Самая неприятная для союзников задержка была обусловлена невозможностью использовать порт Антверпена. Это дало немцам передышку, столь необходимую для восстановления сил и передислокации армий в соответствии с новым планом Гитлера. Однако и другие факторы сыграли свою роль. Воодушевленные лихорадкой победы и надеждой, что европейская война закончится к Рождеству, американские командиры в Тихоокеанском регионе воспользовались возможностью нарастить собственные силы. Главное командование неожиданно осознало факт, что установка «первым делом – Германия», первоначально согласованная в 1941 году, больше не актуальна; это привело к опасной нехватке боеприпасов и людей.
Теперь, когда Германии угрожали с востока, юго-востока и запада, нацисты грызлись между собой. 15 октября, после тайных переговоров с Советским Союзом, адмирал Миклош Хорти объявил по радио, что Венгрия переходит на другую сторону. Немцы знали о его предательстве. Коммандос во главе с оберштурмбаннфюрером СС Отто Скорцени, огромного роста австрийцем, вызволившим Муссолини из Гран-Сассо, незадолго до трансляции устроили уличную засаду, похитили сына Хорти и взяли его в заложники. (За освобождение Муссолини Скорцени получил Рыцарский крест Железного креста. Но офицеры немецкой армии шутили, что ему добавили бы и «дубовые листья [еще более высокую награду], если бы он отвез того обратно» {104}.) Самого Хорти вернули в Германию, а у власти в Венгрии поставили фашистскую партию «Скрещенные стрелы», ярых антисемитов.
В те дни, когда Красная армия впервые вступила на территорию Германии, в Восточной Пруссии усилилась закулисная борьба за власть. Генерал авиации Крайпе, начальник штаба люфтваффе, теперь считался в «Волчьем логове» персоной нон грата.
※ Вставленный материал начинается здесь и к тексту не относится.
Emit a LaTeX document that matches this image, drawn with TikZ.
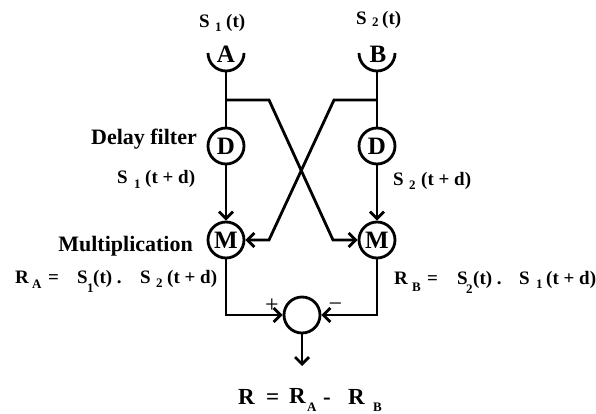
\documentclass[tikz,border=0pt]{standalone}
\usepackage{fontspec}
\setmainfont{Liberation Serif}
\usetikzlibrary{arrows.meta}
\tikzset{
  wire/.style={line width=2.8pt,line join=miter},
  arr/.style={wire,-{Straight Barb[length=7pt,width=14pt,line width=2.8pt]}},
  unit/.style={circle,draw,line width=2.8pt,minimum size=36pt,inner sep=0pt,font=\bfseries\fontsize{25}{25}\selectfont},
  dishlab/.style={inner sep=0pt,font=\bfseries\fontsize{25}{25}\selectfont},
  lab/.style={anchor=base west,font=\bfseries\fontsize{19}{19}\selectfont,inner sep=0pt},
  blocklab/.style={anchor=base east,font=\bfseries\fontsize{22}{22}\selectfont,inner sep=0pt},
  big/.style={anchor=base west,font=\bfseries\fontsize{23}{23}\selectfont,inner sep=0pt},
  sgn/.style={font=\fontsize{24}{24}\selectfont,inner sep=0pt},
  subs/.style={anchor=base west,font=\bfseries\fontsize{13}{13}\selectfont,inner sep=0pt}
}
\begin{document}
\begin{tikzpicture}[x=1pt,y=-1pt]
  \useasboundingbox (0,0) rectangle (596,414);
  % dishes
  \draw[wire] (208,53) arc[start angle=180,end angle=0,radius=18];
  \draw[wire] (359,53) arc[start angle=180,end angle=0,radius=18];
  \node[dishlab] (a) at (226,54) {A};
  \node[dishlab] (b) at (378,54) {B};
  \coordinate (afoot) at (226,71);
  \coordinate (bfoot) at (377,71);
  % units
  \node[unit] (d1) at (226,146) {D};
  \node[unit] (d2) at (377,146) {D};
  \node[unit] (m1) at (226,240) {M};
  \node[unit] (m2) at (377,240) {M};
  \node[unit] (sum) at (302,315) {};
  % wires
  \coordinate (aj) at (226,100);
  \coordinate (bj) at (377,100);
  \draw[wire] (afoot) -- (d1);
  \draw[wire] (bfoot) -- (d2);
  \draw[arr] (d1) -- (m1);
  \draw[arr] (d2) -- (m2);
  \draw[arr] (aj) -- (269,100) -- (333,240) -- (m2);
  \draw[arr] (bj) -- (334,100) -- (269,240) -- (m1);
  \draw[arr] (m1) -- (226,315) -- (sum);
  \draw[arr] (m2) -- (377,315) -- (sum);
  \coordinate (out) at (302,366);
  \draw[arr] (sum) -- (out);
  \node[sgn] (plus) at (272,306) {+};
  \node[sgn] (minus) at (335.5,307) {−};
  % labels
  \node[lab] (s1) at (199,28) {S};
  \node[subs] at (215,32) {1};
  \node[lab] at (226,28) {(t)};
  \node[lab] (s2) at (356,25) {S};
  \node[subs] at (372,27) {2};
  \node[lab] at (382,25) {(t)};
  \node[blocklab] (delay) at (197,145) {Delay filter};
  \node[blocklab] (mult) at (193,251) {Multiplication};
  % S1(t+d), S2(t+d)
  \node[lab] at (117,183) {S};
  \node[subs] at (134,188) {1};
  \node[lab] at (145,183) {(t + d)};
  \node[lab] at (393,185) {S};
  \node[subs] at (409,189) {2};
  \node[lab] at (421,185) {(t + d)};
  % RA
  \node[lab] at (15,283) {R};
  \node[subs] at (32,288) {A};
  \node[lab] at (48,283) {=};
  \node[lab] at (77,283) {S};
  \node[subs] at (87,292) {1};
  \node[lab] at (93,283) {(t) .};
  \node[lab] at (140,283) {S};
  \node[subs] at (156,287) {2};
  \node[lab] at (167,283) {(t + d)};
  % RB
  \node[lab] at (394,284) {R};
  \node[subs] at (412,291) {B};
  \node[lab] at (427,284) {=};
  \node[lab] at (457,284) {S};
  \node[subs] at (466,293) {2};
  \node[lab] at (473,284) {(t) .};
  \node[lab] at (519,284) {S};
  \node[subs] at (536,288) {1};
  \node[lab] at (546,284) {(t + d)};
  % R
  \node[big] at (238,404) {R};
  \node[big] at (266,404) {=};
  \node[big] at (289,403) {R};
  \node[subs] at (307,411.5) {A};
  \node[big] at (323,404) {-};
  \node[big] at (348,404) {R};
  \node[subs] at (373,411.5) {B};
\end{tikzpicture}
\end{document}
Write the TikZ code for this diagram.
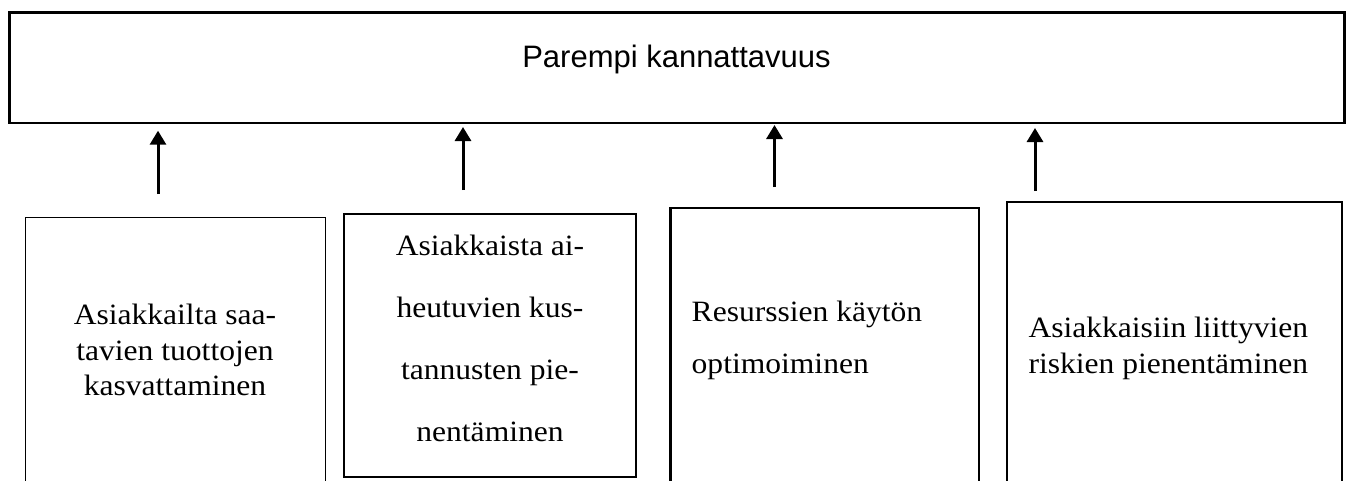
\documentclass[tikz,border=0pt]{standalone}
\usepackage{fontspec}
\setmainfont[FakeStretch=1.07]{Liberation Serif}
\newfontfamily\arialfont{Liberation Sans}
\usetikzlibrary{arrows.meta}
\begin{document}
\begin{tikzpicture}[x=1pt,y=-1pt,
  box/.style={draw, rectangle, inner sep=0pt, outer sep=0pt, anchor=north west},
  lbl/.style={inner sep=0pt, outer sep=0pt, font=\fontsize{29.5}{35.5}\selectfont},
  up/.style={line width=3pt, -{Triangle[width=16pt,length=14pt]}}]
\useasboundingbox (0,0) rectangle (1346,480);
\fill[white] (0,0) rectangle (1346,480);
\clip (0,0) rectangle (1346,480);
% top box
\node[box, line width=2.2pt, minimum width=1335pt, minimum height=110.5pt] (top) at (9.5,12.5) {};
\node[inner sep=0pt, anchor=north, font=\arialfont\fontsize{31}{36}\selectfont] (ttxt) at (676.5,45) {Parempi kannattavuus};
% lower boxes
\node[box, line width=1pt, minimum width=300pt, minimum height=300pt] (b1) at (25,217.5) {};
\node[box, line width=2.7pt, minimum width=292pt, minimum height=263pt] (b2) at (344,214) {};
\node[box, line width=2.2pt, minimum width=308.5pt, minimum height=300pt] (b3) at (670.5,208) {};
\node[box, line width=2.2pt, minimum width=335pt, minimum height=300pt] (b4) at (1007,202) {};
% texts
\node[lbl, anchor=north, align=center] (t1) at (175,304.2) {Asiakkailta saa-\\tavien tuottojen\\kasvattaminen};
\node[lbl, anchor=north, align=center, font=\fontsize{29.5}{62}\selectfont] (t2) at (490,234.9) {Asiakkaista ai-\\heutuvien kus-\\tannusten pie-\\nentäminen};
\node[lbl, anchor=north west, align=left, font=\fontsize{29.5}{52.6}\selectfont] (t3) at (691.7,300.6) {Resurssien käytön\\optimoiminen};
\node[lbl, anchor=north west, align=left, font=\fontsize{29.5}{36.6}\selectfont] (t4) at (1028.5,316.6) {Asiakkaisiin liittyvien\\riskien pienentäminen};
% arrows
\coordinate (a1) at (158,194);
\coordinate (a2) at (463,190);
\coordinate (a3) at (774.5,187);
\coordinate (a4) at (1035,191);
\draw[up, shorten >=7.7pt] (a1) -- (a1 |- top.south);
\draw[up, shorten >=4pt] (a2) -- (a2 |- top.south);
\draw[up, shorten >=2pt] (a3) -- (a3 |- top.south);
\draw[up, shorten >=5pt] (a4) -- (a4 |- top.south);
\end{tikzpicture}
\end{document}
И Кейтель, и даже адъютант Гитлера из люфтваффе оберст фон Белов отвернулись от него как от «пораженца». Геринг решил продлить охоту на оленей в находившемся неподалеку Роминтене, ибо теперь, как отмечал Крайпе в своем дневнике, все вышло так, что «ему приходится следить за Гиммлером и Борманом более внимательно. Гиммлер запросил несколько эскадр для своих СС» {105}. Похоже, это было его первой попыткой расширить свою военную империю за пределы наземных войск СС. Подобное «поигрывание мускулами» в окружении Гитлера в какой-то мере зависело от двух его цепных псов: Бормана, который контролировал доступ к фюреру любого, кроме тех, кто относился к вермахту и СС, и Кейтеля. «Прежде чем генералы или кто-либо еще доберется до Адольфа, чтобы представить доклад, – рассказывал сокамерникам пленный генерал, – Кейтель дает им подробные инструкции, что сказать, как сказать, и только после этого им разрешают предстать перед Адольфом» {106}.
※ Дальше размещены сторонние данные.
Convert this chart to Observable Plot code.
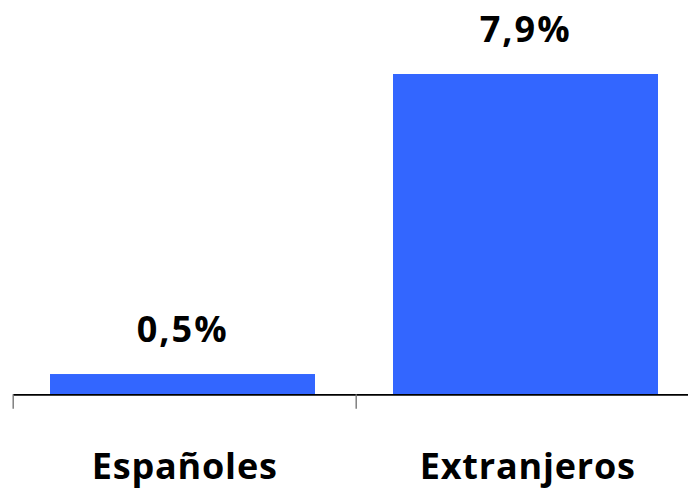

Осматривая зенитные батареи, расположенные ближе к передовой, 18 октября Крайпе писал о вторжении Красной армии: «Страхи в Восточной Пруссии, первые беженцы… ужасно» {107}. Герингу пришлось в спешке покинуть Роминтен, а Кейтель попытался уговорить Гитлера покинуть «Волчье логово», но тот отказался. Через несколько дней Крайпе посетил танковый корпус «Герман Геринг» в Гумбиннене. «Гумбиннен в огне, – отметил он. – Колонны беженцев. В Неммерсдорфе расстрелянных женщин и детей прибили к дверям амбара» {108}. В Неммерсдорфе свершились злодеяния, почти наверняка преувеличенные нацистской пропагандой, и Крайпе, вероятно, не присутствовал при этом лично.
В тот же день, 18 октября, когда битва за Ахен близилась к концу, Эйзенхауэр, Брэдли и Монтгомери встретились в Брюсселе. Поскольку англичане и канадцы были сосредоточены на расчистке устья Шельды, главнокомандующий решил, что 1-я американская армия сконцентрирует свои силы на переправе через Рейн к югу от Кёльна, а недавно прибывшая 9-я армия будет тем временем защищать ее левый фланг. Как и следовало ожидать, Монтгомери не слишком обрадовало, что приоритет отдают 1-й армии, но после позорного провала он был вынужден молчать. С другой стороны, эта стратегия предусматривала проход американцев через Хюртгенский лес. Ни командиры, ни солдаты не имели ни малейшего представления о кошмарах, которые их там ожидали.